(Source code of charts)
....

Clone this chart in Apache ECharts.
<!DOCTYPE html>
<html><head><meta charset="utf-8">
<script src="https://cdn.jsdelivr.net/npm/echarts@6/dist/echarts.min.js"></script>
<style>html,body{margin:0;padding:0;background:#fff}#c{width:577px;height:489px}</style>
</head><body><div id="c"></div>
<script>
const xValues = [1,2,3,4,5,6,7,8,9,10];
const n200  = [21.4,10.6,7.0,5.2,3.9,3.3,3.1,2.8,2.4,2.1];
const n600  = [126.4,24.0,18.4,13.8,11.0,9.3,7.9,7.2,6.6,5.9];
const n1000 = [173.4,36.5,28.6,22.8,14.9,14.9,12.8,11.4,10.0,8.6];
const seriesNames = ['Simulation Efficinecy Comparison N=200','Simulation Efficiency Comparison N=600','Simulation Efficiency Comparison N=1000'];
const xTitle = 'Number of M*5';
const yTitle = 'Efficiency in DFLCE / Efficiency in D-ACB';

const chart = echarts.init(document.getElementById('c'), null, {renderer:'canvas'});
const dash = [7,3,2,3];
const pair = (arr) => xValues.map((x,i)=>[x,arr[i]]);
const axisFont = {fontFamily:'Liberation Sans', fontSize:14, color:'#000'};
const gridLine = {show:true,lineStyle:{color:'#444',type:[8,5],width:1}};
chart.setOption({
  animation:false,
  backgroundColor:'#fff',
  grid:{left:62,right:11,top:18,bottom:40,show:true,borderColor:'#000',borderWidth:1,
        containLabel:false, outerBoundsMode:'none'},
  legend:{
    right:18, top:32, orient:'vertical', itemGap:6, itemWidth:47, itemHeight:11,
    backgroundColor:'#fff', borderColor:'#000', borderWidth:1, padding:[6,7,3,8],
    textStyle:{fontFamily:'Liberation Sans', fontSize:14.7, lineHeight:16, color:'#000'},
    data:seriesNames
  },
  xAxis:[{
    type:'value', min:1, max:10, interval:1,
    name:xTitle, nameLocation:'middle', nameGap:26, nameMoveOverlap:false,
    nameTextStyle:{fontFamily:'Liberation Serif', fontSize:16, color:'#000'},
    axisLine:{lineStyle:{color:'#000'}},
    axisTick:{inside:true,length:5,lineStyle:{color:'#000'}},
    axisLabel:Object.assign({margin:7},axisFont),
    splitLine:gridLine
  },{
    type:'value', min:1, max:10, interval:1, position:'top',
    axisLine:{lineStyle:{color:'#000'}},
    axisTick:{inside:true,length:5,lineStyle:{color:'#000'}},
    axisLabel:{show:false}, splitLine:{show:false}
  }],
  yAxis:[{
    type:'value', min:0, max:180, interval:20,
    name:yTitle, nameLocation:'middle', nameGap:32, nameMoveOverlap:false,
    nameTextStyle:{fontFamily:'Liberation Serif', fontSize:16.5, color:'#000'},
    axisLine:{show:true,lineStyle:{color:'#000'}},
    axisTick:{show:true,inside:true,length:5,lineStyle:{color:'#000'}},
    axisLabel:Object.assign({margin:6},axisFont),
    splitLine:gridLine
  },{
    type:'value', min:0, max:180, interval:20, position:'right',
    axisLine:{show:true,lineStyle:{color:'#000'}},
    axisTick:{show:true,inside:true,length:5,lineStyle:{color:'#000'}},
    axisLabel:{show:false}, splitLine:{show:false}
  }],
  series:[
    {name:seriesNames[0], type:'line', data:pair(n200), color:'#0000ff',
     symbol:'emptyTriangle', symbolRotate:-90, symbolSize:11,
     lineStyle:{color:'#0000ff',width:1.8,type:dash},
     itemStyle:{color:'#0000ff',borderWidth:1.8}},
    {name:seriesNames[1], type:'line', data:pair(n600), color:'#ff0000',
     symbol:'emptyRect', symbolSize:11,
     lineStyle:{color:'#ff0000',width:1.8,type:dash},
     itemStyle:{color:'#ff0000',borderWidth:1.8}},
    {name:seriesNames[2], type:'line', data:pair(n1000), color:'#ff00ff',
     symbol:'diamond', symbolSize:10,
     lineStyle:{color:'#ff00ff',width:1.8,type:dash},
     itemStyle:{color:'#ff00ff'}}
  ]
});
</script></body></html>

....

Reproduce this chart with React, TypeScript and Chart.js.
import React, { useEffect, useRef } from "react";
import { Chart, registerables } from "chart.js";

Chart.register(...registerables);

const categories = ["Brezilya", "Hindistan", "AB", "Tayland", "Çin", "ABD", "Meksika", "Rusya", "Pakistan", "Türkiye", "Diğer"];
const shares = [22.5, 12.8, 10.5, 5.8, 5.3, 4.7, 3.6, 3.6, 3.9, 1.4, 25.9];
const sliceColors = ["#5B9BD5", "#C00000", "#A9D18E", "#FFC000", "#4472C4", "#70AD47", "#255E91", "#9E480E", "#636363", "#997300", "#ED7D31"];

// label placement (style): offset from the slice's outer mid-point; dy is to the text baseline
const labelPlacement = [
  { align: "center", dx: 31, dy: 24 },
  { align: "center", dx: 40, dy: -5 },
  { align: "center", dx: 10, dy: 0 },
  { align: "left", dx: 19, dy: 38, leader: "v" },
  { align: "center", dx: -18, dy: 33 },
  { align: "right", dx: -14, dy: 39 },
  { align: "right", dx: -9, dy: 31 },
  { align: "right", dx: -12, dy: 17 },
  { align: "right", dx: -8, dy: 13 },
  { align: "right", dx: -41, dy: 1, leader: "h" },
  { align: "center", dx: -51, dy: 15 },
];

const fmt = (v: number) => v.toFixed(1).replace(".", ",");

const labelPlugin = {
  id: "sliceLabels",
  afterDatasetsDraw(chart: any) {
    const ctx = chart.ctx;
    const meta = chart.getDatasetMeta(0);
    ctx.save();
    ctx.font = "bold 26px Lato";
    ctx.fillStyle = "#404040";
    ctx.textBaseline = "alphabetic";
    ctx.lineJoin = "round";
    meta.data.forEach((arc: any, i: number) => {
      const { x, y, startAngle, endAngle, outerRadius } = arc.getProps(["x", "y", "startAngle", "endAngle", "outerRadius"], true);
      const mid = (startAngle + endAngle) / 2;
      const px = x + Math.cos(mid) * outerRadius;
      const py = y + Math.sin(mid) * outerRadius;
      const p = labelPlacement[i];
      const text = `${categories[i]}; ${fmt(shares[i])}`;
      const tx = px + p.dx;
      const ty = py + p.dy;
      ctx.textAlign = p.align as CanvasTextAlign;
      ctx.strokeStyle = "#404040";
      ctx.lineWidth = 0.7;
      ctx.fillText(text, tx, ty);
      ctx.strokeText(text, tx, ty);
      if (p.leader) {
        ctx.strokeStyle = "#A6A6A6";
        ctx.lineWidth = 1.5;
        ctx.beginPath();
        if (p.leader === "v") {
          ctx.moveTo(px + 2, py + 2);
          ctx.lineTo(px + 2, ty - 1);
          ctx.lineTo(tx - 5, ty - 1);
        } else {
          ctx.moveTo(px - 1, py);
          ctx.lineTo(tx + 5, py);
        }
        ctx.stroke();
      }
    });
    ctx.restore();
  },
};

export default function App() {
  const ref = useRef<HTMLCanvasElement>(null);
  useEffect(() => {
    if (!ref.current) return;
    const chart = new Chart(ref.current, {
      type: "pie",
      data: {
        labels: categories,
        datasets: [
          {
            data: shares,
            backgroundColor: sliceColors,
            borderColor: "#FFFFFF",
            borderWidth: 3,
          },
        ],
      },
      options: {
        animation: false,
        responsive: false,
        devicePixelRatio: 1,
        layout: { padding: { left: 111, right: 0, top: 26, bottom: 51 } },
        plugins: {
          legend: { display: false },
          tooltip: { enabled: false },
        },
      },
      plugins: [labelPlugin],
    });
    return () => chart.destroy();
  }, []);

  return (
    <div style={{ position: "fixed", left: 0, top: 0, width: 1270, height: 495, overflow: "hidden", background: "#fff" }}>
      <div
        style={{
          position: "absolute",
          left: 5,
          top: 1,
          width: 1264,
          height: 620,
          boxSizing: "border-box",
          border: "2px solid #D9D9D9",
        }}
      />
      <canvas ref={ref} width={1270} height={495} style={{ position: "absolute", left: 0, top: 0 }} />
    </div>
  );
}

....

> [Directions] Return only the part of the records above that opens with the line containing "Reproduce this chart" and closes with the line containing "Chart.register(...registerables);", ends included.

> [Reply]
Reproduce this chart with React, TypeScript and Chart.js.
import React, { useEffect, useRef } from "react";
import { Chart, registerables } from "chart.js";

Chart.register(...registerables);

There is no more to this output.